This year, Viterbo University came as close as it ever has to having a graduate become a cast member of Saturday Night Live.
All it took was a decade of hard work and dedication, driving from Milwaukee to Chicago and sleeping in his car overnight so he could get as many comedy classes in as he could; going through the pain of hundreds of auditions; giving countless performances including doing standup shows for five people at midnight on a Tuesday; being possessed by a determination to never stop improving or creating; and rising to the top of the heap at the most celebrated crucible of comedy in history, The Second City.
In August, the producers of Saturday Night Live brought Tim Metzler ’13 and about a dozen other people to New York City for three days of trial by fire. “It feels like The Hunger Games but nobody dies,” he said. “You go to 30 Rock, you spend the whole day, and they put you in a star’s dressing room, and they have you do your ‘tight five’ on the monologue stage. They’re trying to make you feel nervous.”
Of course, that makes sense. Cast members need to be cool under pressure if they’re going to survive on Saturday Night Live.
The day Metzler gave his first-round performance, the producers kept moving the venue and starting time for the showcase to keep the performers off balance and turn up the stress.
Metzler’s “tight five” (a five-minute collection of his best short character bits designed to show versatility) featured a song “I Don’t Wanna Do That,” a writer giving a tutorial on writing Father’s Day cards who can’t remember anything good about his dad, an impression of U.S. Sen. Ted Cruz trying to appeal to female voters, and a mind reader who tries way too hard.
“There’s almost nothing funnier than watching somebody do something way too hard,” Metzler said.
By now, Metzler has a very good handle on what’s funny. His comedy training started at the family dinner table in Onalaska. He was the middle child of three sons, and there was always a lot of laughter around the table, much of it inspired by his psychiatrist father.
“He could have been a comedian,” said Metzler, who belies the stereotype of comedians having had unhappy childhoods. “I had so much joy in my life growing up in Onalaska.”
Metzler played varsity football and baseball at Onalaska High School, but he also found time to take part in school theatrical productions. Known for his comedic touch, he was chosen by classmates to speak at commencement, and he brought down the house with his twist on the Gettysburg Address.

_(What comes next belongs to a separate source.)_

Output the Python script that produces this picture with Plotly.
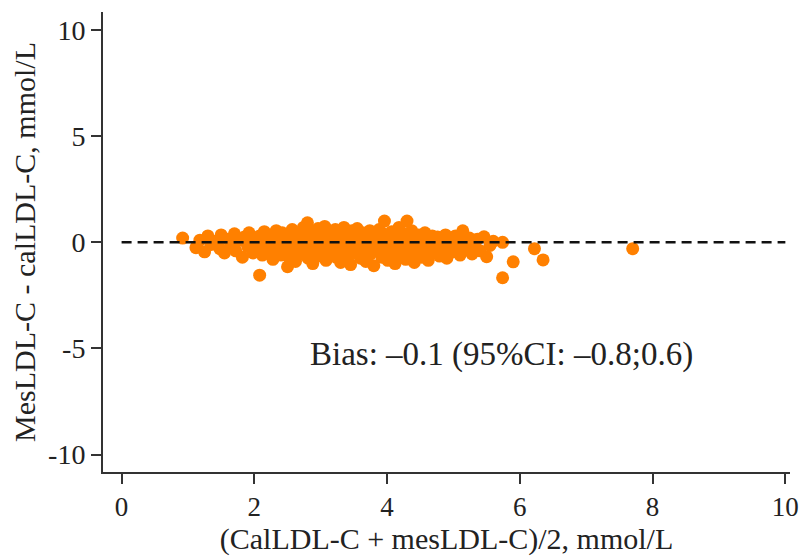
import plotly.graph_objects as go

# Bland-Altman data: mean of the two methods (x) and difference (y), mmol/L
mean_vals = [
    0.92, 1.12, 1.18, 1.25, 1.30, 1.35, 1.42, 1.48, 1.50, 1.55, 1.60,
    1.65, 1.70, 1.72, 1.78, 1.82, 1.85, 1.90, 1.92, 1.98, 2.00, 2.05, 2.08, 2.12, 2.15, 2.18, 2.20,
    2.08, 2.22, 2.25, 2.28, 2.30, 2.33, 2.36, 2.38, 2.40, 2.42, 2.45, 2.47, 2.50, 2.52, 2.55, 2.57,
    2.60, 2.62, 2.64, 2.67, 2.69, 2.50,
    2.70, 2.72, 2.74, 2.76, 2.78, 2.80, 2.81, 2.83, 2.85, 2.87, 2.88, 2.90, 2.92, 2.94, 2.96, 2.97,
    2.99, 3.00, 3.02, 3.03, 3.05, 3.06, 3.08, 3.10, 3.11, 3.13, 3.15, 3.16, 3.18, 3.20,
    3.22, 3.23, 3.25, 3.27, 3.28, 3.30, 3.32, 3.33, 3.35, 3.37, 3.38, 3.40, 3.42, 3.43, 3.45, 3.47,
    3.48, 3.50, 3.52, 3.53, 3.55, 3.57, 3.58, 3.60, 3.62, 3.63, 3.65, 3.67, 3.68, 3.70,
    3.72, 3.74, 3.75, 3.77, 3.79, 3.80, 3.82, 3.84, 3.86, 3.88, 3.90, 3.92, 3.94, 3.96, 3.97, 3.99,
    4.01, 4.03, 4.05, 4.07, 4.09, 4.10, 4.12, 4.14, 4.16, 4.18, 4.20,
    4.22, 4.24, 4.26, 4.28, 4.30, 4.31, 4.33, 4.35, 4.37, 4.39, 4.41, 4.43, 4.45, 4.47, 4.50, 4.52,
    4.55, 4.57, 4.60, 4.62, 4.65, 4.68, 4.70, 4.73, 4.76, 4.79,
    4.82, 4.85, 4.88, 4.90, 4.93, 4.96, 5.00, 5.03, 5.06, 5.10, 5.14, 5.17, 5.20, 5.24, 5.28, 5.32,
    5.36, 5.40, 5.46, 5.50, 5.55, 5.60,
    5.74, 5.74, 5.90, 6.22, 6.35, 7.70,
]
diff_vals = [
    0.20, -0.25, 0.10, -0.45, 0.30, -0.10, 0.05, -0.30, 0.35, -0.50, 0.15,
    -0.15, 0.40, -0.40, 0.10, -0.70, 0.25, -0.20, 0.45, -0.50, 0.05, -0.35, 0.30, -0.60, 0.50, -0.10, 0.20,
    -1.55, -0.45, 0.35, -0.80, 0.00, 0.55, -0.25, 0.20, -0.60, 0.45, -0.05, -0.40, 0.30, -0.70, 0.10, 0.60,
    -0.30, -0.90, 0.25, -0.15, 0.45, -1.15,
    -0.55, 0.05, 0.70, -0.35, 0.30, 0.92, -0.75, 0.15, -0.20, 0.50, -1.00, 0.00, 0.35, -0.45, 0.65, -0.10,
    0.20, -0.65, 0.45, -0.30, 0.10, 0.75, -0.85, 0.25, -0.15, 0.55, -0.50, 0.05, 0.35, -0.25,
    0.60, -0.70, 0.15, -0.05, 0.40, -0.95, 0.25, -0.40, 0.70, 0.00, -0.20, 0.45, -0.60, 0.20, -1.05, 0.55,
    -0.30, 0.10, 0.35, -0.50, 0.65, -0.10, 0.25, -0.75, 0.05, 0.45, -0.35, 0.15, -0.90, 0.30,
    -0.20, 0.55, -0.55, 0.10, 0.35, -1.10, -0.05, 0.25, -0.40, 0.60, 0.00, -0.70, 0.40, 1.00, -0.25, 0.15,
    -0.85, 0.30, -0.10, 0.50, -0.45, 0.05, -1.00, 0.20, -0.30, 0.70, -0.60,
    0.10, 0.40, -0.15, -0.80, 1.00, 0.25, -0.45, 0.00, 0.55, -0.25, -0.95, 0.20, -0.55, 0.35, -0.10, -0.70,
    0.15, 0.45, -0.35, -0.85, 0.05, 0.30, -0.50, -0.15, 0.25, -0.65,
    0.10, -0.30, 0.35, -0.75, -0.05, 0.20, -0.45, 0.30, -0.20, -0.60, 0.54, 0.05, -0.35, 0.20, -0.55, -0.10,
    0.15, -0.40, 0.26, -0.68, -0.15, 0.05,
    0.00, -1.67, -0.92, -0.30, -0.83, -0.30,
]

bias = -0.1
ci_low = -0.8
ci_high = 0.6
ref_x = [0, 10]
ref_y = [0, 0]

x_ticks = [0, 2, 4, 6, 8, 10]
y_ticks = [-10, -5, 0, 5, 10]

font_family = "Liberation Serif, Times New Roman, serif"
axis_col = "#333333"

fig = go.Figure()
fig.add_trace(go.Scatter(
    x=mean_vals, y=diff_vals, mode="markers",
    marker=dict(color="#ff8000", size=13, line=dict(width=0)),
    showlegend=False, hoverinfo="x+y",
))
fig.add_trace(go.Scatter(
    x=ref_x, y=ref_y, mode="lines",
    line=dict(color="#111111", width=2.5, dash="10px,6px"),
    showlegend=False, hoverinfo="skip",
))

fig.add_annotation(
    x=5.73, y=-5.3, xref="x", yref="y", showarrow=False,
    text=f"Bias: \u2013{abs(bias):.1f} (95%CI: \u2013{abs(ci_low):.1f};{ci_high:.1f})",
    font=dict(family=font_family, size=33, color="#222222"),
)

fig.update_layout(
    width=802, height=548,
    margin=dict(l=95, r=20, t=4, b=84),
    paper_bgcolor="white", plot_bgcolor="white",
    font=dict(family=font_family, size=28, color="#222222"),
)
fig.update_xaxes(
    range=[-0.28, 10.07], tickvals=x_ticks, ticktext=[str(v) for v in x_ticks],
    showgrid=False, zeroline=False, showline=True, linecolor=axis_col, linewidth=2,
    ticks="outside", ticklen=10, tickwidth=2, tickcolor=axis_col,
    title=dict(text="(CalLDL-C + mesLDL-C)/2, mmol/L", font=dict(size=30), standoff=6),
    tickfont=dict(size=27),
)
fig.update_yaxes(
    range=[-10.82, 10.85], tickvals=y_ticks, ticktext=[str(v) for v in y_ticks],
    showgrid=False, zeroline=False, showline=True, linecolor=axis_col, linewidth=2,
    ticks="outside", ticklen=10, tickwidth=2, tickcolor=axis_col,
    title=dict(text="MesLDL-C - calLDL-C, mmol/L", font=dict(size=30), standoff=8),
    tickfont=dict(size=28),
)

fig.write_html("out.html")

Coming to Viterbo, he planned to become a psychiatrist like his father, but he struggled in the classes needed to get there and got stuck in a rut he couldn’t get out of. “Finally, my dad sat me down and said, ‘You have to do something that makes you happy. Everybody can tell you’re not happy,’” Metzler said.
As a sophomore, he switched his major to English, got involved in theatre productions and Platinum Edition, and started writing jokes for his own amusement. That summer before his junior year, his father had a conference in Chicago and took the whole family. Metzler took the opportunity to take two immersion classes on sketch writing and improv at The Second City.
“Professional comedy hadn’t really been on my radar, but my first experience at Second City made me realize I could do it,” he said.
He probably wouldn’t have pursued comedy if not for the discovery his senior year that he had a rare cardiac syndrome that required surgery. The operation was successful, but they had a hard time pulling him out of the anesthesia and he had an extended recovery period.
"It took my mortality to realize I had some things I wanted to do," he said.
Metzler put off his plans to get a graduate degree in creative writing and went to stay for a while in Milwaukee with his brother, Alex (a 2011 Viterbo graduate who is now a dentist). In Milwaukee, he began taking more classes at The Second City, starting his steady rise through the ranks there.
His membership in the touring company has been a great education in what people in different parts of the country find funny, and it was a necessary step to becoming part of the resident stage (Mainstage and ETC) cast that has been the launching pad for so many careers, including a long list of Saturday Night Live alumni.
“Once you get to that top level at Second City,” he said, “you get an agent and people will come and look at you for things,” including but certainly not limited to Saturday Night Live.
Besides his work at The Second City, Metzler has a lot of other irons in the fire. He’s a member of the Baby Wants Candy improvised musical group and The Garden Boys, he does TV commercials (including a recent one for Amazon’s Kindle campaign), and he’s a humorist for Greener Pastures magazine. He’s also constantly creating comedic content for social media with his wife, Beth Kuhn, also a performer. And for something completely different, he’s a featured fantasy sports writer for FantasyPros.
Metzler also has worked on several film projects, and this week began filming a feature-length comedy, American Schemer, in Chicago.
There’s no telling what new adventures and opportunities could be ahead for Metzler after getting his shot at Saturday Night Live. Even though he wasn’t picked for the cast to start the season, he said the show will often bring on people who auditioned to write for the show. And, he noted, Jason Sudeikis, a product of the Las Vegas Second City troupe, didn’t make the cut in the first round, but then joined the cast mid-season.
“Once you audition for SNL, you get bigger auditions for bigger things,” Metzler said. “I feel extremely lucky to have gotten to do that. I’m very excited about the future.”